Lift out, unaltered, the lines of the material below between the line holding "Give me the D3.js source for this chart." and the line holding "9.85, 9.75, 8.9];", counting both.

▶ [RECORDED DATA]
-------------------------

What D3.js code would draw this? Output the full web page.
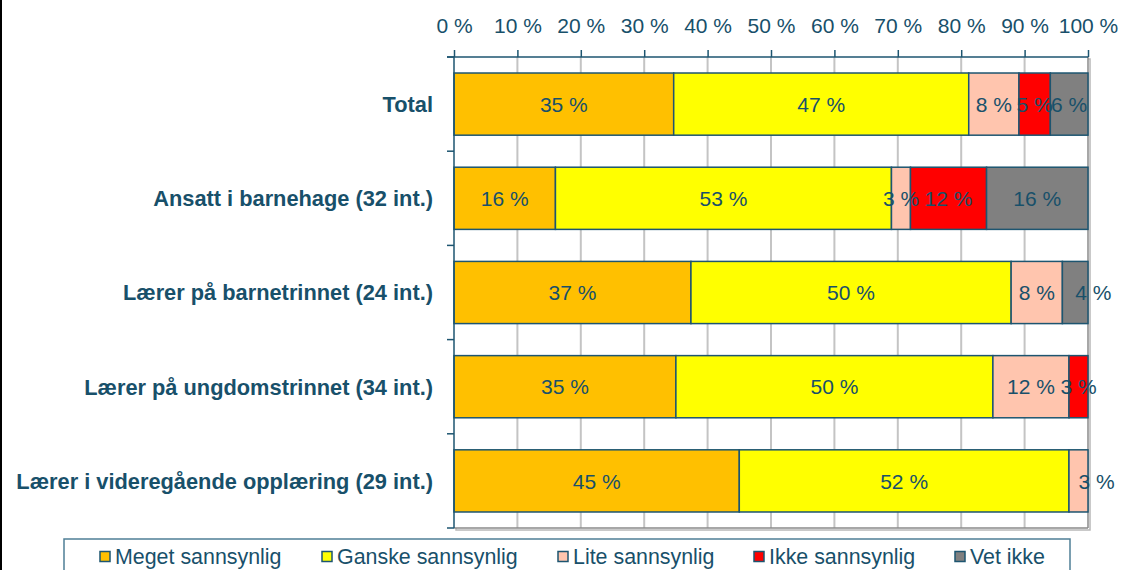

-------------------------

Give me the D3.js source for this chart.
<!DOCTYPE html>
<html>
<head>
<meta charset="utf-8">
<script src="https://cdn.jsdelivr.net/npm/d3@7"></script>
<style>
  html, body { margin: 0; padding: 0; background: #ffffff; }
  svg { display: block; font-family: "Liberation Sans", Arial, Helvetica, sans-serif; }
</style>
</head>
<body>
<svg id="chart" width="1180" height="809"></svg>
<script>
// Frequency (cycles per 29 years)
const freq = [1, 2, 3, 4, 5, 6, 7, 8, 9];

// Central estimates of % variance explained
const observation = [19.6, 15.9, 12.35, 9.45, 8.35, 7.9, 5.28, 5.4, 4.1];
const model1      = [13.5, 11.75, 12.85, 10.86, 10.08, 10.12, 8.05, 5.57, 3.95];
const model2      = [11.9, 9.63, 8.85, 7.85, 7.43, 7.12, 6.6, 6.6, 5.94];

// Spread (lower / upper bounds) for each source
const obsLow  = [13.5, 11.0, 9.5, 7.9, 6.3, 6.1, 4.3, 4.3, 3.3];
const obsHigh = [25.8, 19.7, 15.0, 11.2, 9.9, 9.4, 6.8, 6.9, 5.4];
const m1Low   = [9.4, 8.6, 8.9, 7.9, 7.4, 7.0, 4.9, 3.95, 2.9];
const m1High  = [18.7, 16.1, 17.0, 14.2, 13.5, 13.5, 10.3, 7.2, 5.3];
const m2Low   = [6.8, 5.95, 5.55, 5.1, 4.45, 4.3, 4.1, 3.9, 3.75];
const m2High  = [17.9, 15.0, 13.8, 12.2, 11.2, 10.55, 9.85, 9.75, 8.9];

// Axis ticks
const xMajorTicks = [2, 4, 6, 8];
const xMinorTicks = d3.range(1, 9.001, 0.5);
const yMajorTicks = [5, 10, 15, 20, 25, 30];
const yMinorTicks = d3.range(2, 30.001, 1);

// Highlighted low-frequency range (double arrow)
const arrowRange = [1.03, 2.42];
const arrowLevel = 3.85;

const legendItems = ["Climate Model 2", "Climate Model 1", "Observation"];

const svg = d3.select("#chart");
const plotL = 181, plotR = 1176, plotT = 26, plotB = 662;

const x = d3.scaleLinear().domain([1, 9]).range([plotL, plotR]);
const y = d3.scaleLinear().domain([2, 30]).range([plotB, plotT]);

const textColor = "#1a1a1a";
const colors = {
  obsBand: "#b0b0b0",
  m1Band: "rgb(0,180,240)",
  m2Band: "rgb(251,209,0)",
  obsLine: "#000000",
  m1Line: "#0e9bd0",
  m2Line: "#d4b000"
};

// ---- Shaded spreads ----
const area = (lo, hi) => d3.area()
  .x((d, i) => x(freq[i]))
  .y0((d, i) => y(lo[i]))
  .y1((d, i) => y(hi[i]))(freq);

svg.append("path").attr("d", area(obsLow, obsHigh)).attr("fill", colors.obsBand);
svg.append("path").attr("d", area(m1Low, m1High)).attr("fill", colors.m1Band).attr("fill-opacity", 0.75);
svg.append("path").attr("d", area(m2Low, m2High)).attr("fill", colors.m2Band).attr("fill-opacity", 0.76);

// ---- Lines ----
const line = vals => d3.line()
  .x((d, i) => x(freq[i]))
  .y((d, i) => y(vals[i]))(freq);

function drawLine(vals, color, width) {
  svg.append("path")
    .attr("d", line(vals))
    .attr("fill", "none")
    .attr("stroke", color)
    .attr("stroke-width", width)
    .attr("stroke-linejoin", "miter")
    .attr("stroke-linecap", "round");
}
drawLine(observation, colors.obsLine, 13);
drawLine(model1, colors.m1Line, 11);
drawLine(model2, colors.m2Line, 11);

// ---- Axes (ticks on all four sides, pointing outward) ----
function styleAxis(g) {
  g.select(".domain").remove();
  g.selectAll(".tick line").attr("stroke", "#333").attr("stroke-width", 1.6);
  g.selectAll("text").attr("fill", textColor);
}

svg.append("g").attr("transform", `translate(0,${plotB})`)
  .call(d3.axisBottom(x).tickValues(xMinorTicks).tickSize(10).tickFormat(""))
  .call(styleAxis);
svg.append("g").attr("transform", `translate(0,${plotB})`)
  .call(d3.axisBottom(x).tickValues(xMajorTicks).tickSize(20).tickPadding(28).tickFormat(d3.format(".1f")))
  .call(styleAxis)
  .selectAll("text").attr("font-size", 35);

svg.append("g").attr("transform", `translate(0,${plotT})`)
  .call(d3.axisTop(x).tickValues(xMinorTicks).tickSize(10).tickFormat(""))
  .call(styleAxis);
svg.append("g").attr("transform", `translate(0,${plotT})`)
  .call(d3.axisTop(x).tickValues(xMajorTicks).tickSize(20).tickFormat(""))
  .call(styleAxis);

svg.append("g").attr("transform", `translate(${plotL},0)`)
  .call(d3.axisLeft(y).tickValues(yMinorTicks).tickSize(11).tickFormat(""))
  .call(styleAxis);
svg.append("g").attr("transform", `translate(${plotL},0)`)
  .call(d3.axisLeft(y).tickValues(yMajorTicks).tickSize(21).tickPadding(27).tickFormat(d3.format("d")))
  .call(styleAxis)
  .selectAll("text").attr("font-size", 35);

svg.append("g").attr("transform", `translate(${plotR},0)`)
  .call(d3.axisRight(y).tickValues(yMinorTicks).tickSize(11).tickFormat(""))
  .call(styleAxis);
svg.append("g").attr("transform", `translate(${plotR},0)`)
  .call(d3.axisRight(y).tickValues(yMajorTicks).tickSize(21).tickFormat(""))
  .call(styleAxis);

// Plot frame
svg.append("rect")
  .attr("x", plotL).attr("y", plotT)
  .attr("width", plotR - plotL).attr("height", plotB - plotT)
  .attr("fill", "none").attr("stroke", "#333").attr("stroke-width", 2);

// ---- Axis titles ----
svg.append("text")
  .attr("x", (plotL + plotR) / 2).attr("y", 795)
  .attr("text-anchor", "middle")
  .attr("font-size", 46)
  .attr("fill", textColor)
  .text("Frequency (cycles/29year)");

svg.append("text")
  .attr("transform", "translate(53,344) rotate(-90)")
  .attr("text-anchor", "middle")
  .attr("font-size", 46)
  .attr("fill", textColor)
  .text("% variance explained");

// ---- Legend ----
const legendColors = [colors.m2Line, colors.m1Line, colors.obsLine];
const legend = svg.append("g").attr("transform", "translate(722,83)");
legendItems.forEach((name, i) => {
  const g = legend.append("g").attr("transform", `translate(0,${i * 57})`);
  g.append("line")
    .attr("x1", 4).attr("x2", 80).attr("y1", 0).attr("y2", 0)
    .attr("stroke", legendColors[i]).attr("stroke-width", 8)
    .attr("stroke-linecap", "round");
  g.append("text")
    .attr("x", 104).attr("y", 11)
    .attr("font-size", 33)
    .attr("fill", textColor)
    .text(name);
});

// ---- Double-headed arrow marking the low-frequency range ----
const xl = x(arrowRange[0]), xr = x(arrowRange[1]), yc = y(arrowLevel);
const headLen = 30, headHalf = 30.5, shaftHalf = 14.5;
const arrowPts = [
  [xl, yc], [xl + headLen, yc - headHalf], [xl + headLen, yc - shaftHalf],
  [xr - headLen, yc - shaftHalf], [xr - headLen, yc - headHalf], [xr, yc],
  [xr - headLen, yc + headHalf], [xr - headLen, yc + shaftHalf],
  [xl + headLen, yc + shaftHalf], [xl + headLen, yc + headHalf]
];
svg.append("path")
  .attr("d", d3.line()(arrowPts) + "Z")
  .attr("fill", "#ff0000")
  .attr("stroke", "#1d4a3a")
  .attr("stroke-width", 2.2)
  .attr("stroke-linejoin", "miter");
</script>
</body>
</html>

-------------------------

▶ [TASK SOLUTION]
Give me the D3.js source for this chart.
<!DOCTYPE html>
<html>
<head>
<meta charset="utf-8">
<script src="https://cdn.jsdelivr.net/npm/d3@7"></script>
<style>
  html, body { margin: 0; padding: 0; background: #ffffff; }
  svg { display: block; font-family: "Liberation Sans", Arial, Helvetica, sans-serif; }
</style>
</head>
<body>
<svg id="chart" width="1180" height="809"></svg>
<script>
// Frequency (cycles per 29 years)
const freq = [1, 2, 3, 4, 5, 6, 7, 8, 9];

// Central estimates of % variance explained
const observation = [19.6, 15.9, 12.35, 9.45, 8.35, 7.9, 5.28, 5.4, 4.1];
const model1      = [13.5, 11.75, 12.85, 10.86, 10.08, 10.12, 8.05, 5.57, 3.95];
const model2      = [11.9, 9.63, 8.85, 7.85, 7.43, 7.12, 6.6, 6.6, 5.94];

// Spread (lower / upper bounds) for each source
const obsLow  = [13.5, 11.0, 9.5, 7.9, 6.3, 6.1, 4.3, 4.3, 3.3];
const obsHigh = [25.8, 19.7, 15.0, 11.2, 9.9, 9.4, 6.8, 6.9, 5.4];
const m1Low   = [9.4, 8.6, 8.9, 7.9, 7.4, 7.0, 4.9, 3.95, 2.9];
const m1High  = [18.7, 16.1, 17.0, 14.2, 13.5, 13.5, 10.3, 7.2, 5.3];
const m2Low   = [6.8, 5.95, 5.55, 5.1, 4.45, 4.3, 4.1, 3.9, 3.75];
const m2High  = [17.9, 15.0, 13.8, 12.2, 11.2, 10.55, 9.85, 9.75, 8.9];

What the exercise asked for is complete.